Luego hay un detalle que pasa inadvertido y que, según para quién, tiene mayor o menor importancia. Se trata del umbral del dolor, definido como la intensidad en soportar los avatares del mal. Nadie es ajeno a que lo acose la adversidad. Es más, no conozco a nadie que no haya atravesado algún episodio de infortunio. Esa capacidad innata en el ser humano para hacer frente a lo que venga no tiene medición posible, solo esa sensación de comodidad o abatimiento que es tan personal como el amor, que a veces no tiene explicación, pero ilustra el estado de bienestar de esa persona. Solo desde esa perspectiva se entiende el flechazo o el desamor, que son instantes existenciales, del más jovial al menos jocoso.

Para los que creen en el más allá, morir es vivir otra vez, y se debería permitir irse cuando uno quiera, y no cuando otros lo decidan. Es la única decisión que está en nuestra mano, pues no elegimos cuándo nacer ni dónde ni qué familia tener. ¿Por qué se nos hurta esa posibilidad plena de arrojo y alejada de la cobardía? Da igual el término científico o médico que se le ponga a esa acción, se trata de saber morir, de elegir morir, que es la manera más bonita de querer vivir.

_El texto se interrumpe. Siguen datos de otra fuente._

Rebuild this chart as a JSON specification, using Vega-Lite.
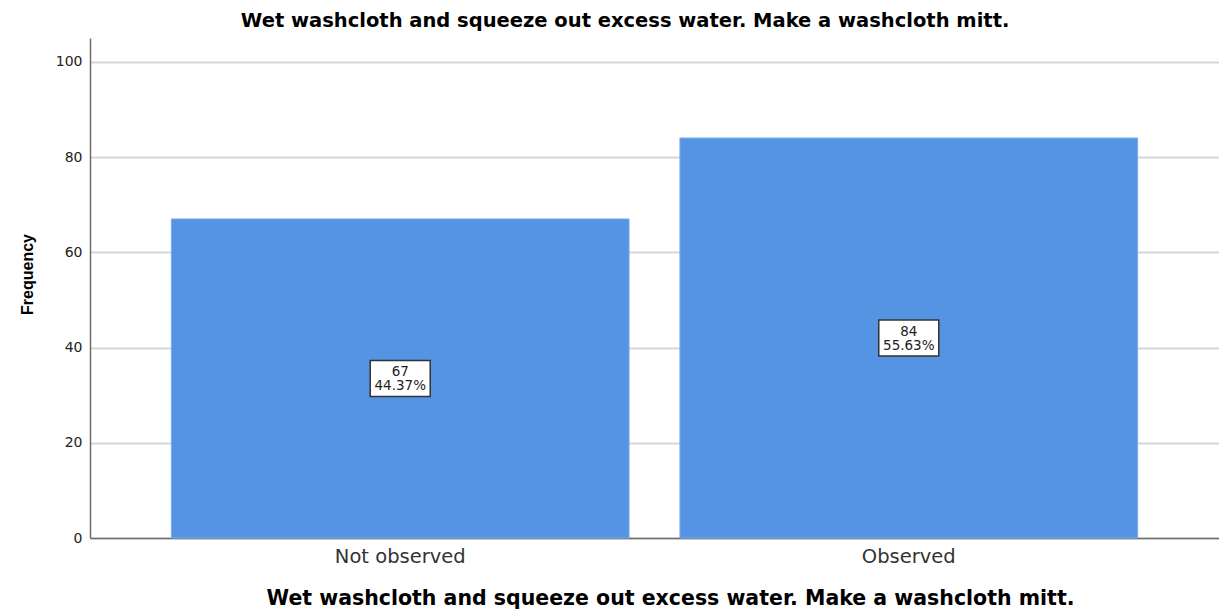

En términos religiosos parece claro: «Si vivimos, para el Señor vivimos; y si morimos, para el Señor morimos. Así pues, sea que vivamos o que muramos, del Señor somos», pasaje de la Biblia (Romanos 14:8), y sigue: «Así que la convicción que tengas tú al respecto, mantenla como algo entre Dios y tú. Dichoso aquel a quien su conciencia no lo acusa por lo que hace (...). Y todo lo que no se hace por convicción es pecado». Amén.